→ DATA SUPPLIED:
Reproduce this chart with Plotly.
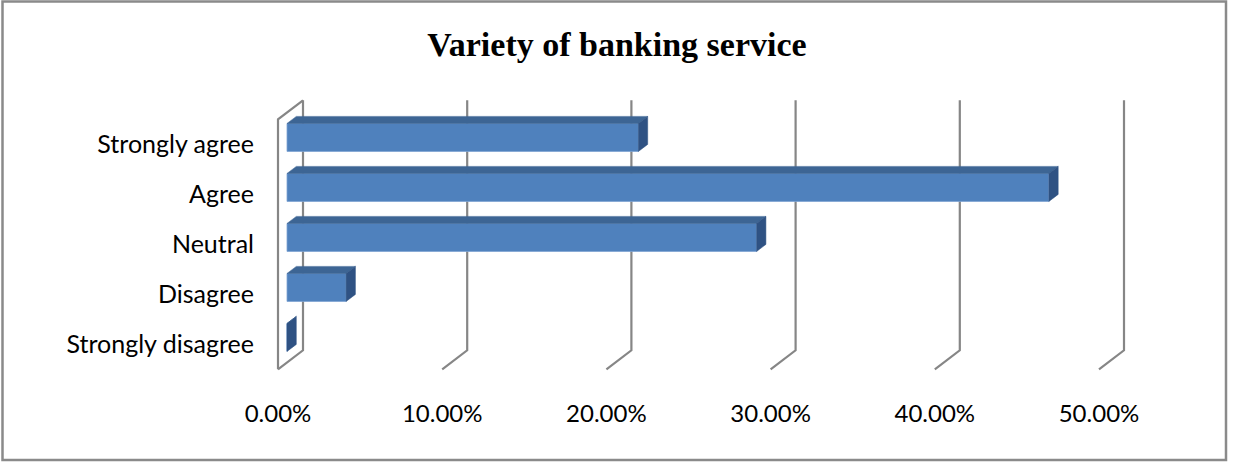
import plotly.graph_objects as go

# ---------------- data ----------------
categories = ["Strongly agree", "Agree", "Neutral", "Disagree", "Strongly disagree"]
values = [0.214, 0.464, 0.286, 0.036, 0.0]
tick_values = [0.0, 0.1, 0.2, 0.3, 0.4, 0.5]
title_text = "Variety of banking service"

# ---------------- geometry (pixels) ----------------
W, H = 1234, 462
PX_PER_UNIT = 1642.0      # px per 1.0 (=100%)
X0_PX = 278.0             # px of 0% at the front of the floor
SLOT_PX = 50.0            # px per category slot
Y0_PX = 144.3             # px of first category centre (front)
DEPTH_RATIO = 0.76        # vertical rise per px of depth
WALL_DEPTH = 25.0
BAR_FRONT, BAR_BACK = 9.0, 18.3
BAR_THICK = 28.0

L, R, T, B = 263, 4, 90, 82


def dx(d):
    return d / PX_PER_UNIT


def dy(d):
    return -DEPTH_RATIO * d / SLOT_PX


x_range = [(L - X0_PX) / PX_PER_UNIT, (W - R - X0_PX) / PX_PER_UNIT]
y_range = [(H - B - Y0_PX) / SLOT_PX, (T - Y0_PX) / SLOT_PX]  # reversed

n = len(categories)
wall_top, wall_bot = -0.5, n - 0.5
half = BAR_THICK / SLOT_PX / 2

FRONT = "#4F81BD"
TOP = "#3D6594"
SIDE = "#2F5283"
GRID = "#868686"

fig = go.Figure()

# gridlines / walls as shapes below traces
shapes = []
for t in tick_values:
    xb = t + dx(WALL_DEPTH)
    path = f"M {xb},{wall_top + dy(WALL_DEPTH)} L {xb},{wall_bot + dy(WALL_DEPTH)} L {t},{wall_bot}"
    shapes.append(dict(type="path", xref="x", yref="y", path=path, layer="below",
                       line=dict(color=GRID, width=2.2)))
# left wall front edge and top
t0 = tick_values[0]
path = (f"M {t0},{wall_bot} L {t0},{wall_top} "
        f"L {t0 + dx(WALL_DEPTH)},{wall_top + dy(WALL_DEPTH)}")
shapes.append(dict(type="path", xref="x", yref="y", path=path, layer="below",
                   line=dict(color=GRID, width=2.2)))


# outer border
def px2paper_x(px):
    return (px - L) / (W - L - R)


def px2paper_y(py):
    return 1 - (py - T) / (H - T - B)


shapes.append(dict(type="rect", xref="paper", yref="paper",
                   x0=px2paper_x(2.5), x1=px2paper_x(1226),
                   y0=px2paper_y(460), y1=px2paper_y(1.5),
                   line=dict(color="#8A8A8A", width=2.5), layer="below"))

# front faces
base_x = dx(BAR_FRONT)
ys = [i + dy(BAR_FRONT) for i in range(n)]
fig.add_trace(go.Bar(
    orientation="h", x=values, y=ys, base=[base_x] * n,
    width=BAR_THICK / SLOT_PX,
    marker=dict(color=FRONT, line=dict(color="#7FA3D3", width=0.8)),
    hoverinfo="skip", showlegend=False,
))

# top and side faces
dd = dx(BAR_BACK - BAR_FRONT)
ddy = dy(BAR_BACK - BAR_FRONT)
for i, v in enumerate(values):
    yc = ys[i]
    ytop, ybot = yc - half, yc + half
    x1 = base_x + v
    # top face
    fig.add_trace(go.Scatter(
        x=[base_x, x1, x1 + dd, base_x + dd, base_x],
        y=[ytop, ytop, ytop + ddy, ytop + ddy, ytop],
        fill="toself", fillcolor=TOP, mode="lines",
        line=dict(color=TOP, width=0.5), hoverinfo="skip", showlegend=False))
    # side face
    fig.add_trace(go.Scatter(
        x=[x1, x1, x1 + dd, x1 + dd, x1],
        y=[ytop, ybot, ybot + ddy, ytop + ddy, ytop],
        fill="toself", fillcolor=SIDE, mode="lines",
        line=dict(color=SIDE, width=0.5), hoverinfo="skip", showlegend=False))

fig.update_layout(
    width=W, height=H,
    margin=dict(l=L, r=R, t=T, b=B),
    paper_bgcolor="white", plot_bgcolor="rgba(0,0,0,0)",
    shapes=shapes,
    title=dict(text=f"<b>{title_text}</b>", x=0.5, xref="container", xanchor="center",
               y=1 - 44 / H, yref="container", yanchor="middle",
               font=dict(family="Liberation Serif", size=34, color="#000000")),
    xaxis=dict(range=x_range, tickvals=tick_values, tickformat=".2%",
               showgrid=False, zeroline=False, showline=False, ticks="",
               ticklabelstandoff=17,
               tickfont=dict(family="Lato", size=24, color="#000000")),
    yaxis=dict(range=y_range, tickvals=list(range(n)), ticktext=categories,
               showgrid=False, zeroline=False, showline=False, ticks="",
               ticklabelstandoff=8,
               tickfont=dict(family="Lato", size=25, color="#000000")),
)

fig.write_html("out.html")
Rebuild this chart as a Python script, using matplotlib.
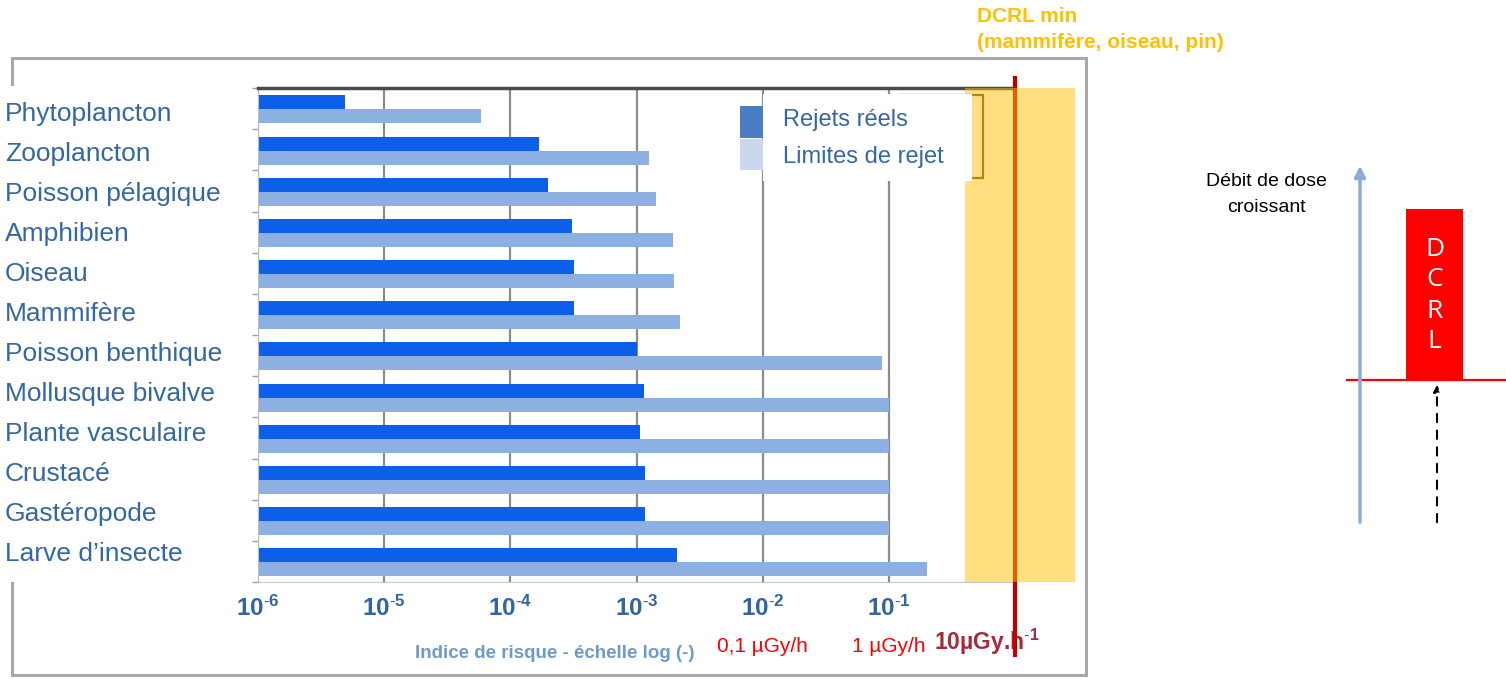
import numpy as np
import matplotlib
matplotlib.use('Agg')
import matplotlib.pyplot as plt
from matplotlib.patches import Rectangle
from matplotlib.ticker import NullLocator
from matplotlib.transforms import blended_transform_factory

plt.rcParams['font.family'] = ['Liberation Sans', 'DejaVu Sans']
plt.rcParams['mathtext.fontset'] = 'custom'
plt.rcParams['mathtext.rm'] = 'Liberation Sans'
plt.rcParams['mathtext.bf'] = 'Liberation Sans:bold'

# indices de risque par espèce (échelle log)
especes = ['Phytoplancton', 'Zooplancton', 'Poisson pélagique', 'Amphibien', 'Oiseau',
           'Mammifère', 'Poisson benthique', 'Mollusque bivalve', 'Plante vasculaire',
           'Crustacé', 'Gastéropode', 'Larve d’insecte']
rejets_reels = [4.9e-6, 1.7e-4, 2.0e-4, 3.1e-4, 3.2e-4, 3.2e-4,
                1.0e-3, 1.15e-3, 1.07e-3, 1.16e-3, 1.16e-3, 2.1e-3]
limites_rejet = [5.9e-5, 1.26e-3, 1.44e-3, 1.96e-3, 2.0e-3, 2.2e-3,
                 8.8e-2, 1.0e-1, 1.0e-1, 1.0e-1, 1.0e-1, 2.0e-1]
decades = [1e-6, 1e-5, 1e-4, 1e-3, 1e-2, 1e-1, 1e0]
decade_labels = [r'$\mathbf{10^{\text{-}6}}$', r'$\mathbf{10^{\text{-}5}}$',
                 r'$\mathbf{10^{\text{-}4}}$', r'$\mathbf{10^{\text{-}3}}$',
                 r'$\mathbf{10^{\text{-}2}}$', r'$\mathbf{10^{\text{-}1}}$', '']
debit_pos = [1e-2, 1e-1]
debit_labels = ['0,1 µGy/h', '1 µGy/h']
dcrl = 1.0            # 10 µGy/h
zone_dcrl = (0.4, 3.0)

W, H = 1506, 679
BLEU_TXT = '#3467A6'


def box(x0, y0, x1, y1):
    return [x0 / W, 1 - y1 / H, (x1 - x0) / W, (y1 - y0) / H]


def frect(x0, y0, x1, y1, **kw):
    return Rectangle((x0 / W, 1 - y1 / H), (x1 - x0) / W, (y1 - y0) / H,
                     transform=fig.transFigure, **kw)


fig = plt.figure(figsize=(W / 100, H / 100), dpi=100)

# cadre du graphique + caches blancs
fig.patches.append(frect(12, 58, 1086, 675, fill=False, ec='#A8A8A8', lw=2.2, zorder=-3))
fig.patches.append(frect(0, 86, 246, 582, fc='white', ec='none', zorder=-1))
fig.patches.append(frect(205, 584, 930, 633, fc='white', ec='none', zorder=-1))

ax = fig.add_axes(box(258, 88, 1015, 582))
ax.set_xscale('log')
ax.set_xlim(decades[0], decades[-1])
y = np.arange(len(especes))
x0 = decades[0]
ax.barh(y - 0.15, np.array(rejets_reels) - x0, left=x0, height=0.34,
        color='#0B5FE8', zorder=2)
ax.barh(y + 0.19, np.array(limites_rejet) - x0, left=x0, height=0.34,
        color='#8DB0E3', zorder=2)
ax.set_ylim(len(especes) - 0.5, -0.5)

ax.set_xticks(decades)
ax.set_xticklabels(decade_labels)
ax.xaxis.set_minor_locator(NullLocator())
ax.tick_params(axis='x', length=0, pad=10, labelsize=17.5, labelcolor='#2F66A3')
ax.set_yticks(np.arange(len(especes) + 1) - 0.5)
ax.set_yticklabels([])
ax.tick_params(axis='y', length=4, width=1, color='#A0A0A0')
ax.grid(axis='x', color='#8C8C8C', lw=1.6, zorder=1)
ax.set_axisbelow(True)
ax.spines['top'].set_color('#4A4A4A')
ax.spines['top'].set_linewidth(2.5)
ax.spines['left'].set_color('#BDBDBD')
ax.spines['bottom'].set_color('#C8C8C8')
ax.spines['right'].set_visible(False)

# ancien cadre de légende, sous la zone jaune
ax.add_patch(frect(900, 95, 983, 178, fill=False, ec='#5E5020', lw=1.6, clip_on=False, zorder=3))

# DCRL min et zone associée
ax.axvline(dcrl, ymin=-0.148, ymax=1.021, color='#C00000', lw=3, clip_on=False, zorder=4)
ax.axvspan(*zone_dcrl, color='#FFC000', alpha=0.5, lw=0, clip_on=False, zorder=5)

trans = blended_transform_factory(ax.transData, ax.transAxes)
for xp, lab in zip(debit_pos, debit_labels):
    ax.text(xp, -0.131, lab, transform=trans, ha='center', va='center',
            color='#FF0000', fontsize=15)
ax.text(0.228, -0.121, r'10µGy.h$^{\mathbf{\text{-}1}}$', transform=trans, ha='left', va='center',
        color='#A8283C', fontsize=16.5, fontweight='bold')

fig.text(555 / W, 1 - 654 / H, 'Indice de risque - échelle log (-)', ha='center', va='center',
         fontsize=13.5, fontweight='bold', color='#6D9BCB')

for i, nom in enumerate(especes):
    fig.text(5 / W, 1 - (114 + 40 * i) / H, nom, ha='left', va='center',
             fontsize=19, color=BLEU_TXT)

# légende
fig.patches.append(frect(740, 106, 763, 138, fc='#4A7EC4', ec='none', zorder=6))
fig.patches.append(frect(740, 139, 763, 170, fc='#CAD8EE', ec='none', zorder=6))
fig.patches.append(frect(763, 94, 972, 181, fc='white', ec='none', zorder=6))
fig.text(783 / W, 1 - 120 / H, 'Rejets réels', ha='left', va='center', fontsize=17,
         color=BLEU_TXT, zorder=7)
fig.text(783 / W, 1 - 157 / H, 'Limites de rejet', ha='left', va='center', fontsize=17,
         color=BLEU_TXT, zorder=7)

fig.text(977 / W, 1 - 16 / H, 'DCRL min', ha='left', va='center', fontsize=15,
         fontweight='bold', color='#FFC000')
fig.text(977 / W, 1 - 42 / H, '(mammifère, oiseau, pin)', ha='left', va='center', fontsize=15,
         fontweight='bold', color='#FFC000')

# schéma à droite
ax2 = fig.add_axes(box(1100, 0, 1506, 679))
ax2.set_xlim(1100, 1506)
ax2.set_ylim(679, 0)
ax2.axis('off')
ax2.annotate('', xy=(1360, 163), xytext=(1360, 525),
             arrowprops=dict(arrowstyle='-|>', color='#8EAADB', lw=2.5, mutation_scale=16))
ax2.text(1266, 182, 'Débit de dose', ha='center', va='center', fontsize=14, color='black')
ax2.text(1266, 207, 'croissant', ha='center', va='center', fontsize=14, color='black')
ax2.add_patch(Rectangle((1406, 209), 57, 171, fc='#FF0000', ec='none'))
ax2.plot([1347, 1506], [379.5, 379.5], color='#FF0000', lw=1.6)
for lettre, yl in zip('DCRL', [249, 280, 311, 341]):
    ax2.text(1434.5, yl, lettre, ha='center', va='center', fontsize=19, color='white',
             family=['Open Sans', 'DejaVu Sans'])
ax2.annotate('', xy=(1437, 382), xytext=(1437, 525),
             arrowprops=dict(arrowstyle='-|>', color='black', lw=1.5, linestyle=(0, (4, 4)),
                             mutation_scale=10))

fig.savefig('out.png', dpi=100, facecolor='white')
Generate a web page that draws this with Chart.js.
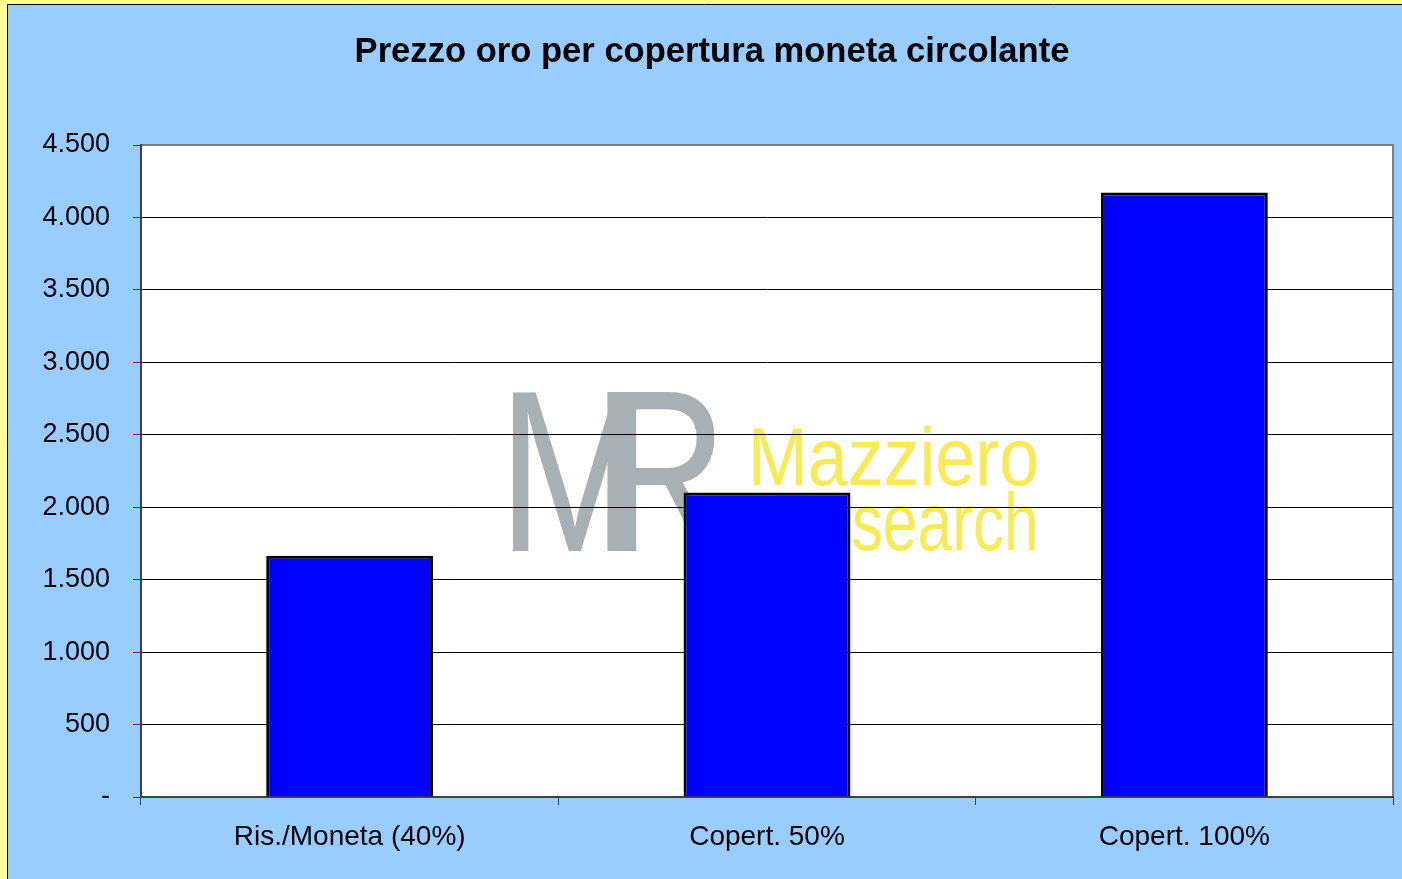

→ REQUIRED WORK:
Tell how many lines of the material above hold "this", answering with a bare number.

→ ANSWER TO THE PROBLEM:
3